* [Data provided]:
— BEGIN —

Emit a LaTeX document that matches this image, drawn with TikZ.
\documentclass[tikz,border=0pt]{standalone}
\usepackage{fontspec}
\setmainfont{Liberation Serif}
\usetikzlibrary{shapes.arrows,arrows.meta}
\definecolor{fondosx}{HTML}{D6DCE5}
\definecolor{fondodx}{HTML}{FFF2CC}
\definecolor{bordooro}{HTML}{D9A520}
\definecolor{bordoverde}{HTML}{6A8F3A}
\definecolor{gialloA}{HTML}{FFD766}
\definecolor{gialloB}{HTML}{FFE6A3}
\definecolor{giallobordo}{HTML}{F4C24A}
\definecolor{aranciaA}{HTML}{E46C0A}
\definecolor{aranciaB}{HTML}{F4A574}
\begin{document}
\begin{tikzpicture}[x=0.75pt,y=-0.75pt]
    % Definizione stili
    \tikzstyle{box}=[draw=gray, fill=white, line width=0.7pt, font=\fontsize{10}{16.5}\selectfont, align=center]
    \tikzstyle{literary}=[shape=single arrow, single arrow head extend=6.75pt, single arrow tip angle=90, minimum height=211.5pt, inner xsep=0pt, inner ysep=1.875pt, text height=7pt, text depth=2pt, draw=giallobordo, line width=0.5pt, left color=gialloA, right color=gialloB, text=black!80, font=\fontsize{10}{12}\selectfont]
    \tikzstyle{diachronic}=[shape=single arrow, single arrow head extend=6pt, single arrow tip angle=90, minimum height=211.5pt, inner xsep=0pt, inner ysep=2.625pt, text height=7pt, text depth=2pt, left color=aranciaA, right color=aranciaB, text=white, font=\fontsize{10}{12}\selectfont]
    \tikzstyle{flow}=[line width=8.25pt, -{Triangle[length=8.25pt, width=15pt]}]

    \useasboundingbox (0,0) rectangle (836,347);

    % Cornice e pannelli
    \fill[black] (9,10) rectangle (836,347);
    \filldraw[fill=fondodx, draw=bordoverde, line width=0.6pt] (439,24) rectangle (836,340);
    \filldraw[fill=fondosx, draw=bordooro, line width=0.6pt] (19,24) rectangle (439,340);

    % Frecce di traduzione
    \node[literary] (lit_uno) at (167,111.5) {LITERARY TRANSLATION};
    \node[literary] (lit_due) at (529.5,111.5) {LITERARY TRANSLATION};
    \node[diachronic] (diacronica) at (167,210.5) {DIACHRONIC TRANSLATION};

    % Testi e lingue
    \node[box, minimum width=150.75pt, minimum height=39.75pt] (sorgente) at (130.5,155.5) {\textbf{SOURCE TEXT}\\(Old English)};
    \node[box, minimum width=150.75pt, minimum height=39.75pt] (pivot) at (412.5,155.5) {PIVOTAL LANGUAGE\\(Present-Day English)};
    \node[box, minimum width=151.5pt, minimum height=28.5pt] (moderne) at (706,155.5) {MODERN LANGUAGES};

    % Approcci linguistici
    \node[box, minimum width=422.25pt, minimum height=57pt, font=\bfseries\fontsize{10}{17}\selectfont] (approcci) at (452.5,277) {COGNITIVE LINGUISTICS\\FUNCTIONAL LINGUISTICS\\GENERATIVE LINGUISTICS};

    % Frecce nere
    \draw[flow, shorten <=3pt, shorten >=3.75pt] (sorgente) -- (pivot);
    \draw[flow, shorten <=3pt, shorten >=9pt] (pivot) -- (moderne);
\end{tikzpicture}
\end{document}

— END —
— BEGIN —

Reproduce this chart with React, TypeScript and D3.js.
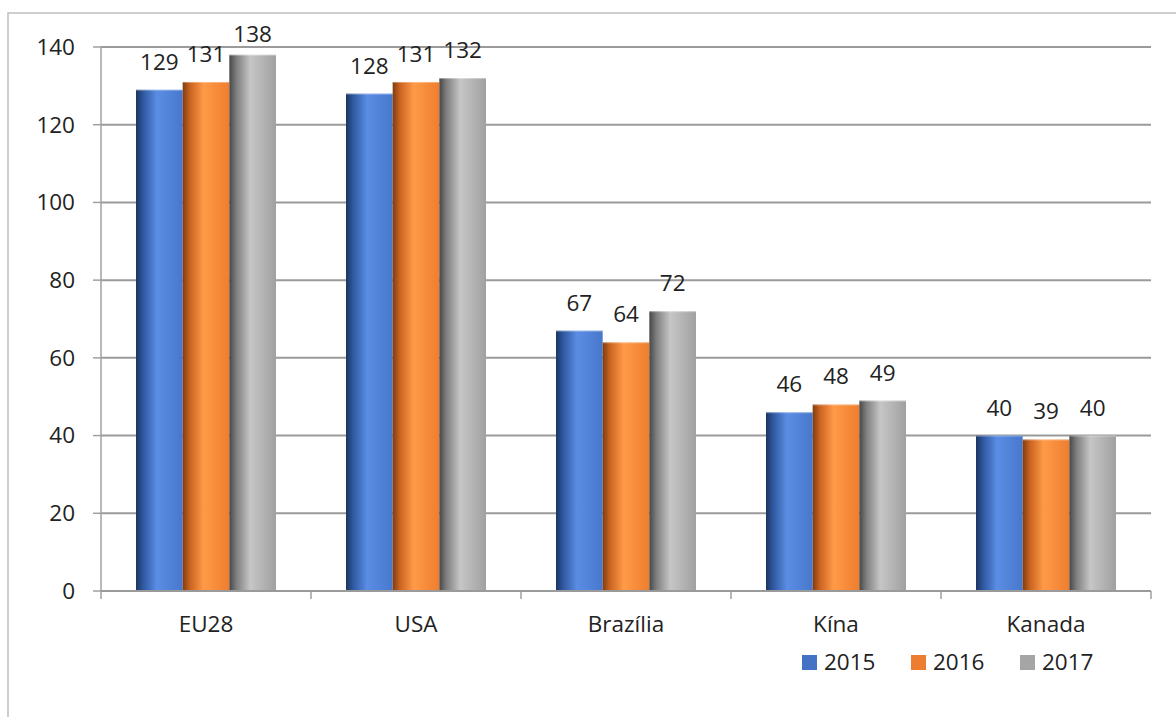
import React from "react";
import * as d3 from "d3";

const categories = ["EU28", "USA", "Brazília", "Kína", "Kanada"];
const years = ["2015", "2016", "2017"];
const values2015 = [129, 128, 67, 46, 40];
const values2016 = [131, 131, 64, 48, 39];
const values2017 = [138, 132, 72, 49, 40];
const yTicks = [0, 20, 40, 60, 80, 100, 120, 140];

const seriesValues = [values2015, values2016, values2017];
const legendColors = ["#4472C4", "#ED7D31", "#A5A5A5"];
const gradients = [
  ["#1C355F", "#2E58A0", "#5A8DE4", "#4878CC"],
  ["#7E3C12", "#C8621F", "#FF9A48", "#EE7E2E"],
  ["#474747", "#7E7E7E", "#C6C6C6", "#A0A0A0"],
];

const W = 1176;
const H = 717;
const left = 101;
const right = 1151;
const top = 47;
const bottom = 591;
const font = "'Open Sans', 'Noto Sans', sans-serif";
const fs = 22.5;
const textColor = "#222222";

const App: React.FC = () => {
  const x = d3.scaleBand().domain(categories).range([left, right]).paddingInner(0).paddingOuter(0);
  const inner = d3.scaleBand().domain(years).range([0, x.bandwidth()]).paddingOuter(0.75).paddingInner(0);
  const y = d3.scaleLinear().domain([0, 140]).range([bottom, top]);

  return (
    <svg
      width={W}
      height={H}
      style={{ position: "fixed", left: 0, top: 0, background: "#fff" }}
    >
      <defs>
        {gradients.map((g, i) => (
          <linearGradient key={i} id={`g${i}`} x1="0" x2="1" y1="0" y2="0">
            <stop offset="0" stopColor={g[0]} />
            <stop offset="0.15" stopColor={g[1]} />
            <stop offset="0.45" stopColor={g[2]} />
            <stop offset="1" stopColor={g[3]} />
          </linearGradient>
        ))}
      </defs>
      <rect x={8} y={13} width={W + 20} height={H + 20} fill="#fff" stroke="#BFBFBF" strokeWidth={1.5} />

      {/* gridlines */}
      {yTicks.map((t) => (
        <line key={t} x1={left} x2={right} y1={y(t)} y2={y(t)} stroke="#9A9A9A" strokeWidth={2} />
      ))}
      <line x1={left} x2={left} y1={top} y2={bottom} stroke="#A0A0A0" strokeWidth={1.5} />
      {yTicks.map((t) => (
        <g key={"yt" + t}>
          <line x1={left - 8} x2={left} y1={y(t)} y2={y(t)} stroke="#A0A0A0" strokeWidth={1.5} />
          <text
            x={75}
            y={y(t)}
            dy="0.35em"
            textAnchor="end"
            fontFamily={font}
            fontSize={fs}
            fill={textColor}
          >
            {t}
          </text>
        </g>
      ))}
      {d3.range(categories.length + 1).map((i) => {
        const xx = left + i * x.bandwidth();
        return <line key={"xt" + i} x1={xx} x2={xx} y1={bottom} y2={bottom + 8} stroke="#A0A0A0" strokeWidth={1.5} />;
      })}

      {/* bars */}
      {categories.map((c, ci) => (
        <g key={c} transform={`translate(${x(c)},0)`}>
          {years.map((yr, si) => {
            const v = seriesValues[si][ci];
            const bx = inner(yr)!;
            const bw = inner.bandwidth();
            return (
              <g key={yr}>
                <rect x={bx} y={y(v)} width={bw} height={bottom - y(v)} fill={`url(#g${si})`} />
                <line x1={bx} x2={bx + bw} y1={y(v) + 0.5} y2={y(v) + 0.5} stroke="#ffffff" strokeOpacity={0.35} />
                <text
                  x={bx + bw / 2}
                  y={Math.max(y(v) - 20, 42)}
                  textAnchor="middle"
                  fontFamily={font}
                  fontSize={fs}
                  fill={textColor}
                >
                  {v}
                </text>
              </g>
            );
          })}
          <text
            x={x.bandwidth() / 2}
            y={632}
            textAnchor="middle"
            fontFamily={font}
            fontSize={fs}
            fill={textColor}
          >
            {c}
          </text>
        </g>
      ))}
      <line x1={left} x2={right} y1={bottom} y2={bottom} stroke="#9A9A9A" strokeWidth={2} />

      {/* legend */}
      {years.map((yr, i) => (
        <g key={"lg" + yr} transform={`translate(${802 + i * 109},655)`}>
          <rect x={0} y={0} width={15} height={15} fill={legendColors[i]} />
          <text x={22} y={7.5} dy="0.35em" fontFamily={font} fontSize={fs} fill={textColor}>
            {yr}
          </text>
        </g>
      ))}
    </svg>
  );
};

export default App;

— END —
— BEGIN —

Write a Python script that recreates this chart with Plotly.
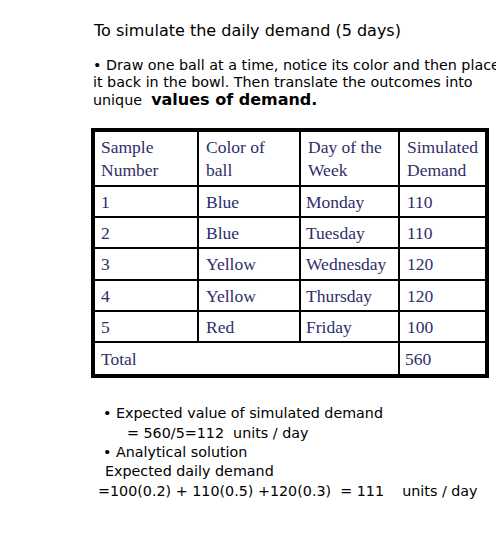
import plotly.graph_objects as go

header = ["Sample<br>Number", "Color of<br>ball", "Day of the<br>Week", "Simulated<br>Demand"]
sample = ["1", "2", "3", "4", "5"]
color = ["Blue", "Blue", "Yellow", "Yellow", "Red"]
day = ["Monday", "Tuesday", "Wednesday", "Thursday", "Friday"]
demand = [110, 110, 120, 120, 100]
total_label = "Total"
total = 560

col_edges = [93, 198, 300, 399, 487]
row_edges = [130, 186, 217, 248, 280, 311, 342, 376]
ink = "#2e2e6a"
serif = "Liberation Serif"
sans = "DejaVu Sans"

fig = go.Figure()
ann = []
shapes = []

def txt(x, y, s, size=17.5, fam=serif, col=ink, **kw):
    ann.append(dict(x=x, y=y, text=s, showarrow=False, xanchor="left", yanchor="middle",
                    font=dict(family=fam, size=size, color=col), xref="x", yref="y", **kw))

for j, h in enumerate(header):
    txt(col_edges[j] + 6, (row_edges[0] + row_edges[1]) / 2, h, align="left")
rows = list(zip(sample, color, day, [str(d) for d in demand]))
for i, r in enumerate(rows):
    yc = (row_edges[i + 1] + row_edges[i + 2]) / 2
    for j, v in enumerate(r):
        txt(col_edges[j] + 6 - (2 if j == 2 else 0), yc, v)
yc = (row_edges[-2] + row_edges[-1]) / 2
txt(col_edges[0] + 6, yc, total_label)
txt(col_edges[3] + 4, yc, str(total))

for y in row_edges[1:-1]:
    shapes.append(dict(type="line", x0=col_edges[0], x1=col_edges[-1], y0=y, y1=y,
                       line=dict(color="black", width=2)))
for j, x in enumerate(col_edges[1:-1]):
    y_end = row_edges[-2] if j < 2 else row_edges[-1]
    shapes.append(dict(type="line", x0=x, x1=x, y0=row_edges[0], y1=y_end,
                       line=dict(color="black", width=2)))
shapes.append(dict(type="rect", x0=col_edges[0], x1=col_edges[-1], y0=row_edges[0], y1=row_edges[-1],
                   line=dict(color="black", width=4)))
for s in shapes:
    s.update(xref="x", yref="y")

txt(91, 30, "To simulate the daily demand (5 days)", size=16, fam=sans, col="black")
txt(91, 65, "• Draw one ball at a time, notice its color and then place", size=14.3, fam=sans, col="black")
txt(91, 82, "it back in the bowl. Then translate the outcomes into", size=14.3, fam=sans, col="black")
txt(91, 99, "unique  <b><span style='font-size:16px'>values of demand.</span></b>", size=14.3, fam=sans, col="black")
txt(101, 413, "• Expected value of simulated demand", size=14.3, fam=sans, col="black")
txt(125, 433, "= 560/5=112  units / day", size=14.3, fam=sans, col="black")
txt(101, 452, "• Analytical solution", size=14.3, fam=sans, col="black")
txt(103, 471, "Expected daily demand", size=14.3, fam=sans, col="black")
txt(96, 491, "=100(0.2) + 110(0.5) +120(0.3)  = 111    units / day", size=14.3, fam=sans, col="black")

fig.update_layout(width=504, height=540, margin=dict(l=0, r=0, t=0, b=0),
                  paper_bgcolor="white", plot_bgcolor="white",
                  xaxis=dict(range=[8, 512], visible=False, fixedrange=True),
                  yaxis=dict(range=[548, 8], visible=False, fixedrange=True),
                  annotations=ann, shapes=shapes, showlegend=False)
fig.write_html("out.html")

— END —

* [Challenge]: Nothing but the lines from the one with "Reproduce this chart" down to the one with "import * as" should be printed, both of them included. Leave out the pictures.

* [Solved problem]:
Reproduce this chart with React, TypeScript and D3.js.
import React from "react";
import * as d3 from "d3";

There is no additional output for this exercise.